- Born: County Donegal, Ulster, Ireland
- Occupation: Designer

= Pauric Sweeney =

Handbag designer

Pauric Sweeney is a luxury handbag designer from Ireland. Sweeney was born in County Donegal in 1973. He has won the London Fashion Week New Generation Award for two consecutive seasons and is noted for his clean and minimalistic lines.

== Early life ==
Sweeney was born in County Donegal in Ulster, and was raised in Falcarragh, a small town in the district of Cloughaneely in the north of County Donegal. He attended Blackrock College in Dublin as a boarder before studying architecture at Temple University in Philadelphia. At Blackrock College, Sweeney was friends with fellow designer Paul Costelloe. Sweeney moved to London in the late 90s where he lived in East London along with other young and new designers such as Hussein Chalayan and Lee Alexander McQueen.

In the 1990s, Sweeney launched a multi-brand designer store and gallery at the fashion cult location called Root at The Old Truman Brewery at Brick Lane to much acclaim.

== Career ==
Sweeney began his fashion career as a jewellery designer in the late 90s, after which he progressed to designing ready-to-wear in 2000. His first collection was titled "Wish U Were Gothic" and was revealed at the Louvre in Paris in 2000.

He debuted his first collection at London Fashion Week in 2001 to much acclaim. His last ready-to-wear collection titled "Succubus" was shown at The Royal Opera House in London, and featured handbags made by the designer. It was then that his friend Suzy Menkes of the International Herald Tribune suggested that he focus his attentions on designing handbags. Pauric Sweeney handbags were launched in 2004 to much anticipation from the fashion world. Since then, he has amassed celebrity fans such as Leigh Lezark, Kate Moss, Liberty Ross, Jennifer Lopez, Agyness Deyn, Alexa Chung, and Coco Rocha amongst many others.

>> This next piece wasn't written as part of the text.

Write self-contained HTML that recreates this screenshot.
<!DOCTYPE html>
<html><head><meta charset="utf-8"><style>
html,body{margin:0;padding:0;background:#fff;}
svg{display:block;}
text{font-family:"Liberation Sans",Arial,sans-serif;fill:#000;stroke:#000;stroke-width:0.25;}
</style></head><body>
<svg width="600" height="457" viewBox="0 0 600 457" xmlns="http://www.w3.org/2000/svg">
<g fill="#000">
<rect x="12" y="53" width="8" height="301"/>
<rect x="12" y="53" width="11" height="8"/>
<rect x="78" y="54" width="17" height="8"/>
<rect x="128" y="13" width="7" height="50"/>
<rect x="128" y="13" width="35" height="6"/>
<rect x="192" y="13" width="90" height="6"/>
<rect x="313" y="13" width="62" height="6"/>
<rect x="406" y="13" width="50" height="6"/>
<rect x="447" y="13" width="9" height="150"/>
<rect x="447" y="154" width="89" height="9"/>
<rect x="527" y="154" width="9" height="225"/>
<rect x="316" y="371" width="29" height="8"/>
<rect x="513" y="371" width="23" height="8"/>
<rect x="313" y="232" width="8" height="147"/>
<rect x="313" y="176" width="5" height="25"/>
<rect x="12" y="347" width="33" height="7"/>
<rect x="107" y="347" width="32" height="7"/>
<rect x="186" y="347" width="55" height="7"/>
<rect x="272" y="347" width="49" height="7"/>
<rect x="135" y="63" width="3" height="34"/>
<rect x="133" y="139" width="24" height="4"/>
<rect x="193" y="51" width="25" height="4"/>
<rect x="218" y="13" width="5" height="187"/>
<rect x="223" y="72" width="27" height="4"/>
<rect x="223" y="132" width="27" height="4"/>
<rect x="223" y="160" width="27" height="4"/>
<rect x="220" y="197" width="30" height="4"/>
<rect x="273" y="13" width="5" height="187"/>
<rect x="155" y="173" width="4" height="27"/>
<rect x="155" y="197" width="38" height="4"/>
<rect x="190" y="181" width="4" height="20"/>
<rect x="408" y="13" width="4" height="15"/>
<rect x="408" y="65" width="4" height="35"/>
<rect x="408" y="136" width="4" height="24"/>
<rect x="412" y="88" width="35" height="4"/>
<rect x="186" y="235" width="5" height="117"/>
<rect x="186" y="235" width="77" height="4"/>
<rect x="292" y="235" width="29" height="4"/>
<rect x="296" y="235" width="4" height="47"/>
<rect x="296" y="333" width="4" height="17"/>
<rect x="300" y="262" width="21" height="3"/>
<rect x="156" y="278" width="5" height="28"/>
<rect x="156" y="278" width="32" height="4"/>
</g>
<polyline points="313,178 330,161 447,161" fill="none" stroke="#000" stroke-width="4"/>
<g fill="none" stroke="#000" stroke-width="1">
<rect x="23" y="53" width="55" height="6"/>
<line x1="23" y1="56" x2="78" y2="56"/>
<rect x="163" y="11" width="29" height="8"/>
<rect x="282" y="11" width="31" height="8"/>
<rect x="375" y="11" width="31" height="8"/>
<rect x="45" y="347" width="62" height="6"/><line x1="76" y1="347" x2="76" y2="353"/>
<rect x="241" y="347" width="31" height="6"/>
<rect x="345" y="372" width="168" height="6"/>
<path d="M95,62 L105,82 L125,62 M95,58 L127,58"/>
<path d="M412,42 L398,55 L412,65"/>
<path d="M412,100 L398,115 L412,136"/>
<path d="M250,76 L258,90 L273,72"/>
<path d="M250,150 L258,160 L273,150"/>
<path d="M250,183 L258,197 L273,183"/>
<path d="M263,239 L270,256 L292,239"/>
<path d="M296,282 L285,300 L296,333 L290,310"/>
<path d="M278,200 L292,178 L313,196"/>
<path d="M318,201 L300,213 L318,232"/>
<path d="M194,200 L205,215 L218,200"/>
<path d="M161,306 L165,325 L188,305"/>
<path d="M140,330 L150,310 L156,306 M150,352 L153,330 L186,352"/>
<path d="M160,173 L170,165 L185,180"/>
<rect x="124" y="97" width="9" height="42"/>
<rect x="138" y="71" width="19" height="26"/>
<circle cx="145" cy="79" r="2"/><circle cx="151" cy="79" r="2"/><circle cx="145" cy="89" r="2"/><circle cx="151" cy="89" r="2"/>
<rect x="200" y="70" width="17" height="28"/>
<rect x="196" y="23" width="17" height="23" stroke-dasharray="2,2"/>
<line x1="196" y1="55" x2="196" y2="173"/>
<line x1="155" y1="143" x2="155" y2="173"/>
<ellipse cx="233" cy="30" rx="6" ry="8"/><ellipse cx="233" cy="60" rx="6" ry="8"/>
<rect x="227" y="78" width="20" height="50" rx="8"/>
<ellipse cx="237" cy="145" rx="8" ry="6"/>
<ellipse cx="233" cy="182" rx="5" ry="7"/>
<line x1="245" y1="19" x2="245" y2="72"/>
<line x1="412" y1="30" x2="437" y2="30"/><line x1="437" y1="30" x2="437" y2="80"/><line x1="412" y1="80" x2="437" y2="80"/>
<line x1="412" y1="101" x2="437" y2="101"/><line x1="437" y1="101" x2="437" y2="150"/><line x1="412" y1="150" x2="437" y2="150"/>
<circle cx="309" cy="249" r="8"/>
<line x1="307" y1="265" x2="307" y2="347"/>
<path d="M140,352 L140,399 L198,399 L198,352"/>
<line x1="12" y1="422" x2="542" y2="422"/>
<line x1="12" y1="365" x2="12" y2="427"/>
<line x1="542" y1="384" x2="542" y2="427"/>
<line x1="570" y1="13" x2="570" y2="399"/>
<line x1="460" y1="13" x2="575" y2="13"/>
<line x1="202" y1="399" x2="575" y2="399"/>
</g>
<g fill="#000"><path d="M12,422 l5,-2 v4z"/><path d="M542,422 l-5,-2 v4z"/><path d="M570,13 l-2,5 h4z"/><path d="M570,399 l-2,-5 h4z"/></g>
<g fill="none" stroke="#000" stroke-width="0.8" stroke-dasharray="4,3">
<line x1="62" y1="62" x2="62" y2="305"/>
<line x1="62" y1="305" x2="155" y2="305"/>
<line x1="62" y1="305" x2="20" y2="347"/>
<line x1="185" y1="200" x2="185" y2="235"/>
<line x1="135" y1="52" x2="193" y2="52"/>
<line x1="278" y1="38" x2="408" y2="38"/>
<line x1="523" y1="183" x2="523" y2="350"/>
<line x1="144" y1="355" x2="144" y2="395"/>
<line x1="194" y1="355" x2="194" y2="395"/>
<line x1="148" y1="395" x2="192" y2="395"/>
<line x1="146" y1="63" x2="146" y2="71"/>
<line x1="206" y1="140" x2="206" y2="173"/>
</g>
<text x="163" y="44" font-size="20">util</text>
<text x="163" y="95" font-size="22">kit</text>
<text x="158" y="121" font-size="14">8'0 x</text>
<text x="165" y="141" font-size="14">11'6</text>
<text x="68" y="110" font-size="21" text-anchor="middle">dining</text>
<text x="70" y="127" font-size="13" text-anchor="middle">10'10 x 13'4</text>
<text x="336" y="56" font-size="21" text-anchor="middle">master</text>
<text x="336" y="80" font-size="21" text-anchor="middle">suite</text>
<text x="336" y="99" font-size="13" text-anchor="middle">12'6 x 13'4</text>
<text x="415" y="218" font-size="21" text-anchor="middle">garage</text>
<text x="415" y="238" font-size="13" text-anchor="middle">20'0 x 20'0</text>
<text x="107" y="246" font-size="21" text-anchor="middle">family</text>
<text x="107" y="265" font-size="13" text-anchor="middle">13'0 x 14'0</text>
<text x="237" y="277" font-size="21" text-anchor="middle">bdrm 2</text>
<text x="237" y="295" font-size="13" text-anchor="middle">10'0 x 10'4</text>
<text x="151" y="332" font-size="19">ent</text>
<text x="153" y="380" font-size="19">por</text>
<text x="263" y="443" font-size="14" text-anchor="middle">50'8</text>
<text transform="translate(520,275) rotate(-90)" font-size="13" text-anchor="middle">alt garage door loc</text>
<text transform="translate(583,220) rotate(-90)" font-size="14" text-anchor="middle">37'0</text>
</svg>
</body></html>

Sweeney opened his flagship store in the posh Mayfair district of London in December 2011. Drawing inspiration from his architecture background, the store was praised as being "a treat for the senses" by Vogue UK. The flagship store is located at 33A Bruton Place, Mayfair, London, W1J 6NP.

Sweeney has worked with Raf Simons as Creative Director of Accessories at Jil Sander. In addition, he has collaborated with Rei Kawakubo of Comme des Garcons, and worked for international department store Lane Crawford. In 2012, Sweeney collaborated with Chilean vineyard Carmen Wines to create a limited edition bag.

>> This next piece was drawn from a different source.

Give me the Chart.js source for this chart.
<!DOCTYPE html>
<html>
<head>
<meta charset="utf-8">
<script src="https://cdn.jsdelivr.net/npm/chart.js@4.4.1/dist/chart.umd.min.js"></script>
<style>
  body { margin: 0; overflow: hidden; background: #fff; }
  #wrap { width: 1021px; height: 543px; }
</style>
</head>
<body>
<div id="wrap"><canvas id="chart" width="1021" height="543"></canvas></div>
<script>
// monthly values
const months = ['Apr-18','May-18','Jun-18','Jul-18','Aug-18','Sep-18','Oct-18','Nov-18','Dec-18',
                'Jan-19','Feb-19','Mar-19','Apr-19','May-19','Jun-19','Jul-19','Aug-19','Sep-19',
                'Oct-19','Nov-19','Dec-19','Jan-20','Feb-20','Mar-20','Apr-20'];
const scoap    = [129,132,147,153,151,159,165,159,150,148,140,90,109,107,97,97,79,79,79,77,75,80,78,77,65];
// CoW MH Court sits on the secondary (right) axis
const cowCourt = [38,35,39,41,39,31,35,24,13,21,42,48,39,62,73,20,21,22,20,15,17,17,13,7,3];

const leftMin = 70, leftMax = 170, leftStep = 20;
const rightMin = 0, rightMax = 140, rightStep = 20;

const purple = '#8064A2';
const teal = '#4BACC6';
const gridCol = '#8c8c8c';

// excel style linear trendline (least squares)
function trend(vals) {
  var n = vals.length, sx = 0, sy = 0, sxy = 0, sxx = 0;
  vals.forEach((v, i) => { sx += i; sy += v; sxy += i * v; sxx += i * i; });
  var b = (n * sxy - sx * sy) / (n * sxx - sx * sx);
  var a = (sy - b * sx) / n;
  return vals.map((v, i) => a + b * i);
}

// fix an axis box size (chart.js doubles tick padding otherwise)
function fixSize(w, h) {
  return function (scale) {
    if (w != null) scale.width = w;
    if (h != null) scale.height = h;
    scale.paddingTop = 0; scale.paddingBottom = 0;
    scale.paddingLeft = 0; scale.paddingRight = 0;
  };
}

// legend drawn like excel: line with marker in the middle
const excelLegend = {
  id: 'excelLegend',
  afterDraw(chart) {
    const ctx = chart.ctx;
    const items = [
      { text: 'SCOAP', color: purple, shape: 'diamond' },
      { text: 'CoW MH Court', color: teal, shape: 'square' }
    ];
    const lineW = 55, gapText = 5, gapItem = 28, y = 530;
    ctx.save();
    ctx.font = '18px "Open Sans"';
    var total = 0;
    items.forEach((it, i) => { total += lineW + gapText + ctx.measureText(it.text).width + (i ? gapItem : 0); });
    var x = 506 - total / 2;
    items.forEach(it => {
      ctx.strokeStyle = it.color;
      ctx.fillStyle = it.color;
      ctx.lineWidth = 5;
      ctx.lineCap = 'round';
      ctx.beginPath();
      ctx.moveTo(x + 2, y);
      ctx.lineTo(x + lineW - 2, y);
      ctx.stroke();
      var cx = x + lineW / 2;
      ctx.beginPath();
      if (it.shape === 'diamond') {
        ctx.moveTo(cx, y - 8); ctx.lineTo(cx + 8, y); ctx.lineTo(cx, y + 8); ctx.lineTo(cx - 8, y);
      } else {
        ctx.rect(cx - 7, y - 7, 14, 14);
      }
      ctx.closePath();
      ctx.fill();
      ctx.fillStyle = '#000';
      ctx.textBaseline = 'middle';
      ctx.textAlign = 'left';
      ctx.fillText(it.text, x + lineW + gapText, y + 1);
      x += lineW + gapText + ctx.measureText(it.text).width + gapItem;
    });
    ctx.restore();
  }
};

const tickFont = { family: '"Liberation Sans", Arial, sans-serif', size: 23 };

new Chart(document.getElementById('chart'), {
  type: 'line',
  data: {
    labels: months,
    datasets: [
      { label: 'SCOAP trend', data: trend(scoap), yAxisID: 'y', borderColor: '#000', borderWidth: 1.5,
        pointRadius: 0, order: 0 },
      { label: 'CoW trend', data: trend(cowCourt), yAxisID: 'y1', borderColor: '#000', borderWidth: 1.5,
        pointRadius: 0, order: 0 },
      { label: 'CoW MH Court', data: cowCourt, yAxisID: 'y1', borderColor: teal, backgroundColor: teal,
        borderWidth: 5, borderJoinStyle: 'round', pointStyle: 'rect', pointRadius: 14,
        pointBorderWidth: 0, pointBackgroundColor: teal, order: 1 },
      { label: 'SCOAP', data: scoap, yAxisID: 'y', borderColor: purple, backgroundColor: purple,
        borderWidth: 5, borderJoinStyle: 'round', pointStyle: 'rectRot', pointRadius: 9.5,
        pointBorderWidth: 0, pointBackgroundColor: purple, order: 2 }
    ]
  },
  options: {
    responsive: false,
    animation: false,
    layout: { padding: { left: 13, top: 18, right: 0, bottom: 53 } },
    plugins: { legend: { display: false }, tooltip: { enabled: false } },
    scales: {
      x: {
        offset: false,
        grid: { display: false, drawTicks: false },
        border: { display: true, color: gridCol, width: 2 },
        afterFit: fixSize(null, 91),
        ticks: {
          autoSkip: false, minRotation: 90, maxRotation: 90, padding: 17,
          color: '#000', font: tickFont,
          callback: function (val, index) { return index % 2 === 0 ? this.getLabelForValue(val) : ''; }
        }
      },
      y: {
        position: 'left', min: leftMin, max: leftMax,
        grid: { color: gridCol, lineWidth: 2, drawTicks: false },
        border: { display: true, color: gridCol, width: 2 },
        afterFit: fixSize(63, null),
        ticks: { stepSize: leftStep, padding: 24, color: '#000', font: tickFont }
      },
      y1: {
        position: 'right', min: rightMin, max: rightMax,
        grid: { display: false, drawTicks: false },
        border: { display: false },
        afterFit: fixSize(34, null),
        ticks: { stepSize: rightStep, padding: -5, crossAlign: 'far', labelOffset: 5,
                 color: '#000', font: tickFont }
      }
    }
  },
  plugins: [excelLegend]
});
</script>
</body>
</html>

Sweeney has been compared to Tom Ford by several magazines because of his impeccable eye for design and quality.

In addition to his new flagship store, Pauric Sweeney's bags also retail at highly prestigious department stores such as Harrods, Selfridges, and Brown Thomas, as well as online via Net-A-Porter and Cocosa, amongst others.

Sweeney now has three lines: Pauric Sweeney (his main exotic-skin line of handbags), Pauric by Pauric (diffusion leather line), and Sweeney (men's line).